SPACs raise capital through an IPO of units priced at US$10 each. The units include one common share and a warrant that will trade separately. The cash sits in trust collecting interest until the SPAC buys a private operating company.
Once a SPAC lists, it usually must buy a company within two years. If not, the management team loses its own investment to set up the SPAC and the investors get their money back plus accrued interest. These investors must also approve a merger, but those who don’t can get their cash back with interest.
The arbitrage ETF sells the shares before the shareholders vote to approve the acquisition to lock in gains, and new investors buy in based on the company’s long-term prospects.
Now, more traditional merger and acquisition activity is heating up again in numerous sectors after several big deals fell through or ended up in dispute, such as the LVMH takeover of Tiffany & Co. Shareholders of the famous jeweller approved LVMH’s US$15.8-billion offer on Wednesday, after the deal nearly fell through before being priced down.

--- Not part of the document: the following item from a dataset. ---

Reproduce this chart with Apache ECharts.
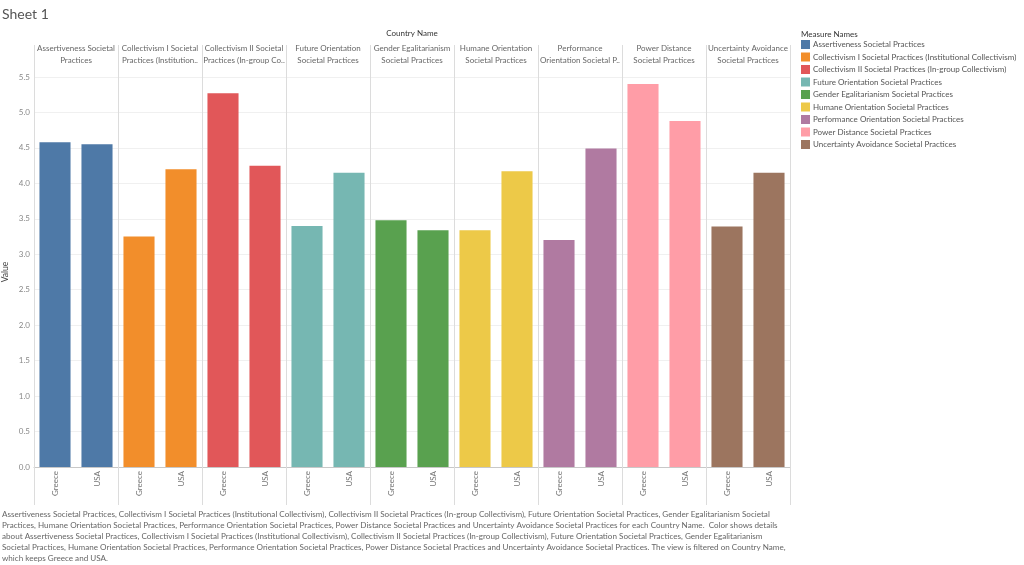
<!DOCTYPE html>
<html>
<head>
<meta charset="utf-8">
<script src="https://cdn.jsdelivr.net/npm/echarts@6/dist/echarts.min.js"></script>
<style>
html,body{margin:0;padding:0;background:#fff;}
#chart{width:1024px;height:565px;}
</style>
</head>
<body>
<div id="chart"></div>
<script>
const measures = [
  'Assertiveness Societal Practices',
  'Collectivism I Societal Practices (Institutional Collectivism)',
  'Collectivism II Societal Practices (In-group Collectivism)',
  'Future Orientation Societal Practices',
  'Gender Egalitarianism Societal Practices',
  'Humane Orientation Societal Practices',
  'Performance Orientation Societal Practices',
  'Power Distance Societal Practices',
  'Uncertainty Avoidance Societal Practices'
];
const panelHeaders = [
  'Assertiveness Societal\nPractices',
  'Collectivism I Societal\nPractices (Institution..',
  'Collectivism II Societal\nPractices (In-group Co..',
  'Future Orientation\nSocietal Practices',
  'Gender Egalitarianism\nSocietal Practices',
  'Humane Orientation\nSocietal Practices',
  'Performance\nOrientation Societal P..',
  'Power Distance\nSocietal Practices',
  'Uncertainty Avoidance\nSocietal Practices'
];
const countries = ['Greece', 'USA'];
const greece = [4.58, 3.25, 5.27, 3.40, 3.48, 3.34, 3.20, 5.40, 3.39];
const usa    = [4.55, 4.20, 4.25, 4.15, 3.34, 4.17, 4.49, 4.88, 4.15];
const colors = ['#4e79a7','#f28e2b','#e15759','#76b7b2','#59a14f','#edc948','#b07aa1','#ff9da7','#9c755f'];
const yTicks = [0, 0.5, 1, 1.5, 2, 2.5, 3, 3.5, 4, 4.5, 5, 5.5];
const caption = 'Assertiveness Societal Practices, Collectivism I Societal Practices (Institutional Collectivism), Collectivism II Societal Practices (In-group Collectivism), Future Orientation Societal Practices, Gender Egalitarianism Societal\n' +
 'Practices, Humane Orientation Societal Practices, Performance Orientation Societal Practices, Power Distance Societal Practices and Uncertainty Avoidance Societal Practices for each Country Name.  Color shows details\n' +
 'about Assertiveness Societal Practices, Collectivism I Societal Practices (Institutional Collectivism), Collectivism II Societal Practices (In-group Collectivism), Future Orientation Societal Practices, Gender Egalitarianism\n' +
 'Societal Practices, Humane Orientation Societal Practices, Performance Orientation Societal Practices, Power Distance Societal Practices and Uncertainty Avoidance Societal Practices. The view is filtered on Country Name,\n' +
 'which keeps Greece and USA.';

const FONT = 'Lato, "Liberation Sans", sans-serif';

// category list: Greece/USA repeated for each measure panel
const xCats = [];
measures.forEach(() => countries.forEach(c => xCats.push(c)));

const series = measures.map((m, i) => {
  const data = xCats.map(() => null);
  data[2 * i] = greece[i];
  data[2 * i + 1] = usa[i];
  return {
    name: m,
    type: 'bar',
    stack: 'all',
    barCategoryGap: '26%',
    xAxisIndex: 0,
    itemStyle: { color: colors[i] },
    data: data
  };
});

const chart = echarts.init(document.getElementById('chart'), null, { renderer: 'canvas' });
chart.setOption({
  animation: false,
  textStyle: { fontFamily: FONT },
  title: [
    { text: 'Sheet 1', left: 2, top: 7, padding: 0, textStyle: { fontSize: 14, fontWeight: 'normal', color: '#555', fontFamily: FONT } },
    { text: 'Measure Names', left: 801, top: 30, padding: 0, textStyle: { fontSize: 8, fontWeight: 'normal', color: '#333', fontFamily: FONT } },
    { text: caption, left: 2, top: 509, padding: 0, textStyle: { fontSize: 8.1, lineHeight: 11, fontWeight: 'normal', color: '#666', fontFamily: FONT } }
  ],
  legend: {
    orient: 'vertical',
    left: 801,
    top: 40,
    padding: 0,
    itemWidth: 9,
    itemHeight: 9,
    itemGap: 3.5,
    icon: 'rect',
    selectedMode: false,
    textStyle: { fontSize: 8, color: '#555', fontFamily: FONT, padding: [0, 0, 0, -2] },
    data: measures
  },
  grid: { left: 34, right: 234, top: 77, bottom: 98, containLabel: false, outerBoundsMode: 'none' },
  xAxis: [
    {
      type: 'category',
      position: 'bottom',
      data: xCats,
      axisLine: { show: true, lineStyle: { color: '#c8c8c8' } },
      axisTick: { show: true, length: 38, interval: function (i) { return i % 2 === 0; }, lineStyle: { color: '#dcdcdc' } },
      axisLabel: { rotate: 90, fontSize: 8, color: '#777', margin: 4, interval: 0 },
      splitLine: { show: false }
    },
    {
      type: 'category',
      position: 'top',
      data: panelHeaders,
      name: 'Country Name',
      nameLocation: 'middle',
      nameGap: 38,
      nameTextStyle: { fontSize: 8, color: '#333' },
      axisLine: { show: false },
      axisTick: { show: true, length: 32, interval: 0, lineStyle: { color: '#dcdcdc' } },
      axisLabel: { interval: 0, fontSize: 8, color: '#666', lineHeight: 12, margin: 11 },
      splitLine: { show: true, interval: 0, lineStyle: { color: '#dcdcdc' } }
    }
  ],
  yAxis: {
    type: 'value',
    min: yTicks[0],
    max: yTicks[yTicks.length - 1],
    interval: 0.5,
    name: 'Value',
    nameLocation: 'middle',
    nameGap: 24,
    nameMoveOverlap: false,
    nameTextStyle: { fontSize: 8.5, color: '#444' },
    axisLine: { show: true, lineStyle: { color: '#dcdcdc' } },
    axisTick: { show: false },
    axisLabel: { fontSize: 8, color: '#888', margin: 4, formatter: v => v.toFixed(1) },
    splitLine: { show: true, lineStyle: { color: '#f0f0f0' } }
  },
  series: series
});
</script>
</body>
</html>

Shareholders of mall owner Taubman Centers blessed the company’s takeover by Simon Property Group in a priced-down offer that prevented what was shaping up to be a lengthy court battle over Simon’s decision to rescind its initial bid, made before lockdowns began in the spring.
Mergers and acquisitions are getting back to more normal levels, but the blank cheque companies will remain a focus for the ETF, Mr. Klymochko says. “SPACs used to be a fraction of the M&A deals, and now they’re a multiple to outstanding M&A deals, so the roles have been reversed,” he says.